Better plans for tax-exempt groups that don't qualify as charities. This includes credit unions, real estate boards, fraternal orders, chambers of commerce and many others. They've generally been limited to IRAs or traditional pensions. Now they can also have 401(k)s.
Better benefits for union members. Under many union plans, you don't earn a pension until you've worked at least 10 years -- something union leaders haven't troubled to change. Nonunion plans, by contrast, can't make you wait any longer than five years.
The new law imposes five-year vesting on unions, too -- starting in 1997 or 1998, depending on the contract year.
A tax break for people with super-rich retirement accounts. At 70 1/2 , you normally have to start taking money out of your plan, at a rate that will deplete your savings over a preordained number of years.
At any age, you owe income taxes on withdrawals. There's also a 15 percent excise tax on amounts over $155,000 (indexed to rise with inflation each year).
The new law waives that excise tax from 1997 through 1999.

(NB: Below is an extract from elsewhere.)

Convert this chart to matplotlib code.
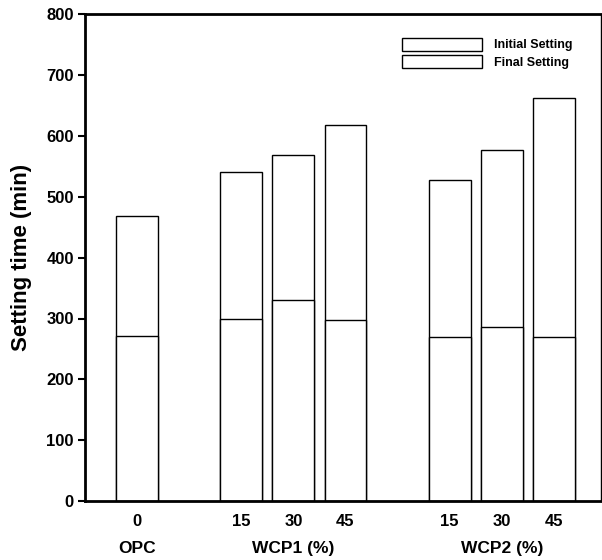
import matplotlib.pyplot as plt
import numpy as np

# values
positions = [0, 2, 3, 4, 6, 7, 8]
tick_labels = ["0", "15", "30", "45", "15", "30", "45"]
groups = ["OPC", "WCP1 (%)", "WCP2 (%)"]
group_pos = [0, 3, 7]
initial_setting = [468, 540, 568, 618, 527, 576, 662]
final_setting = [272, 300, 331, 297, 270, 286, 270]

plt.rcParams['font.family'] = ['Liberation Sans', 'DejaVu Sans']
plt.rcParams['font.weight'] = 'bold'

fig = plt.figure(figsize=(6.02, 5.6), dpi=100)
ax = fig.add_axes([0.141, 0.105, 0.857, 0.870])

ax.bar(positions, initial_setting, width=0.8, color='white', edgecolor='black',
       linewidth=1.0, label='Initial Setting')
ax.bar(positions, final_setting, width=0.8, color='white', edgecolor='black',
       linewidth=1.0, label='Final Setting')

ax.set_xlim(-1, 8.9)
ax.set_ylim(0, 800)
ax.set_yticks(np.arange(0, 801, 100))
ax.tick_params(axis='y', direction='out', length=5, width=1.5, labelsize=12, pad=3)
ax.set_xticks(positions)
ax.set_xticklabels(tick_labels, fontsize=12, fontweight='bold')
ax.tick_params(axis='x', length=0, pad=9)
for lab in ax.get_yticklabels():
    lab.set_fontweight('bold')

for g, p in zip(groups, group_pos):
    ax.text(p, -0.097, g, transform=ax.get_xaxis_transform(), ha='center', va='center',
            fontsize=12.5, fontweight='bold')

ax.set_ylabel("Setting time (min)", fontsize=16, fontweight='bold', labelpad=10)

for side in ['left', 'bottom', 'top']:
    ax.spines[side].set_linewidth(2)
ax.spines['right'].set_linewidth(1)

leg = ax.legend(loc='upper right', bbox_to_anchor=(0.946, 0.951), frameon=False,
                fontsize=9, handlelength=6.4, handleheight=1.2, labelspacing=0.32,
                handletextpad=1.0, borderaxespad=0, borderpad=0)
for t in leg.get_texts():
    t.set_fontweight('bold')

fig.savefig("out.png", dpi=100)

A new small-company retirement plan -- the Savings Incentive Match Plan for Employees. (SIMPLE, if you believe acronyms). It lets the boss set aside up to $12,000 annually for himself, even if no employees join. If they do, however, he has to contribute something to their accounts.
Bigger tax-deferred plans for husbands and wives who run a company together.
The boomers want every benefit they can get.